### [Collected material]

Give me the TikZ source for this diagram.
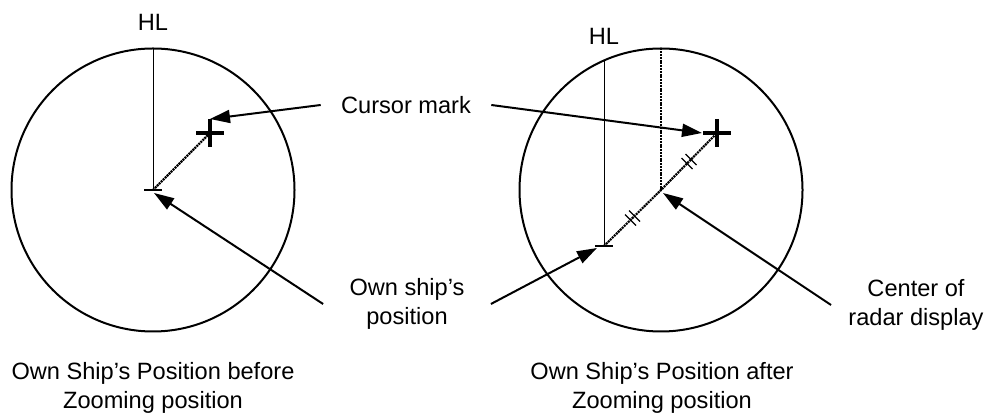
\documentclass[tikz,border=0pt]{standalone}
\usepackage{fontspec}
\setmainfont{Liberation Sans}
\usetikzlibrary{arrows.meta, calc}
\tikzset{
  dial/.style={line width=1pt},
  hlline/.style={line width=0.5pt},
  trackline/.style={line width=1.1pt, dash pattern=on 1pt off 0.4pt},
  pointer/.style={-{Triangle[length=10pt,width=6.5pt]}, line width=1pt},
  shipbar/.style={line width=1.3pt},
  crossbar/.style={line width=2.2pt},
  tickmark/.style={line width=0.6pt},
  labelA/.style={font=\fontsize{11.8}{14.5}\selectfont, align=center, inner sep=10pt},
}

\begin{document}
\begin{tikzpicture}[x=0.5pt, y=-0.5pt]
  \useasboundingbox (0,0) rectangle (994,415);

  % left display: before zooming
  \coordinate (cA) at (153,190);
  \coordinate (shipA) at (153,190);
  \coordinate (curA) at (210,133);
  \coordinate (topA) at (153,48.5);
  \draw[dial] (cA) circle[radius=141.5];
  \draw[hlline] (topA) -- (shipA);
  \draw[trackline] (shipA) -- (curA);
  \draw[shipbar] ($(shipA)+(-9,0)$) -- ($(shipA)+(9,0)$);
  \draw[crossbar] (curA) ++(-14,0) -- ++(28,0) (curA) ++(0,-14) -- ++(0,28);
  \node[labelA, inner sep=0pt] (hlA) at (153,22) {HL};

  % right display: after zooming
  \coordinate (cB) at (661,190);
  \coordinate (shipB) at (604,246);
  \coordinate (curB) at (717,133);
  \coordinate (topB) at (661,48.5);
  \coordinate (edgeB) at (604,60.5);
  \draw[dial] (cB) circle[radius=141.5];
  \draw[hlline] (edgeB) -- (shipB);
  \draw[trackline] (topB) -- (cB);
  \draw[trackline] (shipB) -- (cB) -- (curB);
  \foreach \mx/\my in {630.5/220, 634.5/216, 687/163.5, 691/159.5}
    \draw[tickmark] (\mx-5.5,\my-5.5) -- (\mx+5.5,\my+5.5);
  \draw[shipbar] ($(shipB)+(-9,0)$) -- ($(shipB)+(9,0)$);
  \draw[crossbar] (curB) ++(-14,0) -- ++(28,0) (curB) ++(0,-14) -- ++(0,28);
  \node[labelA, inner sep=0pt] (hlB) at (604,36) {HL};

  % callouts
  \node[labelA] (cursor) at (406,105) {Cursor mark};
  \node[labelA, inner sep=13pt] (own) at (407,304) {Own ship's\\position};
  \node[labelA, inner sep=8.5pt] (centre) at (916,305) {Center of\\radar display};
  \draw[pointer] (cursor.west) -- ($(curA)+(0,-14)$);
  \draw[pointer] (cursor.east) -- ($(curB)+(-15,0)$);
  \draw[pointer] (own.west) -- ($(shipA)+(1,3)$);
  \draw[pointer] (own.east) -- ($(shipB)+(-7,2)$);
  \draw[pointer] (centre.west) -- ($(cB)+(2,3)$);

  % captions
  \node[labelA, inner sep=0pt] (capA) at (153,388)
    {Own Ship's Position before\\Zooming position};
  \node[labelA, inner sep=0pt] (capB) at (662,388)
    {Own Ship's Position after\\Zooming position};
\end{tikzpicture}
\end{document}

### [What is expected]
From the first line above down to the line with "inner sep=0pt] (hlB)", reproduce every line and no others, omitting pictures.

### [Problem solution]
Give me the TikZ source for this diagram.
\documentclass[tikz,border=0pt]{standalone}
\usepackage{fontspec}
\setmainfont{Liberation Sans}
\usetikzlibrary{arrows.meta, calc}
\tikzset{
  dial/.style={line width=1pt},
  hlline/.style={line width=0.5pt},
  trackline/.style={line width=1.1pt, dash pattern=on 1pt off 0.4pt},
  pointer/.style={-{Triangle[length=10pt,width=6.5pt]}, line width=1pt},
  shipbar/.style={line width=1.3pt},
  crossbar/.style={line width=2.2pt},
  tickmark/.style={line width=0.6pt},
  labelA/.style={font=\fontsize{11.8}{14.5}\selectfont, align=center, inner sep=10pt},
}

\begin{document}
\begin{tikzpicture}[x=0.5pt, y=-0.5pt]
  \useasboundingbox (0,0) rectangle (994,415);

  % left display: before zooming
  \coordinate (cA) at (153,190);
  \coordinate (shipA) at (153,190);
  \coordinate (curA) at (210,133);
  \coordinate (topA) at (153,48.5);
  \draw[dial] (cA) circle[radius=141.5];
  \draw[hlline] (topA) -- (shipA);
  \draw[trackline] (shipA) -- (curA);
  \draw[shipbar] ($(shipA)+(-9,0)$) -- ($(shipA)+(9,0)$);
  \draw[crossbar] (curA) ++(-14,0) -- ++(28,0) (curA) ++(0,-14) -- ++(0,28);
  \node[labelA, inner sep=0pt] (hlA) at (153,22) {HL};

  % right display: after zooming
  \coordinate (cB) at (661,190);
  \coordinate (shipB) at (604,246);
  \coordinate (curB) at (717,133);
  \coordinate (topB) at (661,48.5);
  \coordinate (edgeB) at (604,60.5);
  \draw[dial] (cB) circle[radius=141.5];
  \draw[hlline] (edgeB) -- (shipB);
  \draw[trackline] (topB) -- (cB);
  \draw[trackline] (shipB) -- (cB) -- (curB);
  \foreach \mx/\my in {630.5/220, 634.5/216, 687/163.5, 691/159.5}
    \draw[tickmark] (\mx-5.5,\my-5.5) -- (\mx+5.5,\my+5.5);
  \draw[shipbar] ($(shipB)+(-9,0)$) -- ($(shipB)+(9,0)$);
  \draw[crossbar] (curB) ++(-14,0) -- ++(28,0) (curB) ++(0,-14) -- ++(0,28);
  \node[labelA, inner sep=0pt] (hlB) at (604,36) {HL};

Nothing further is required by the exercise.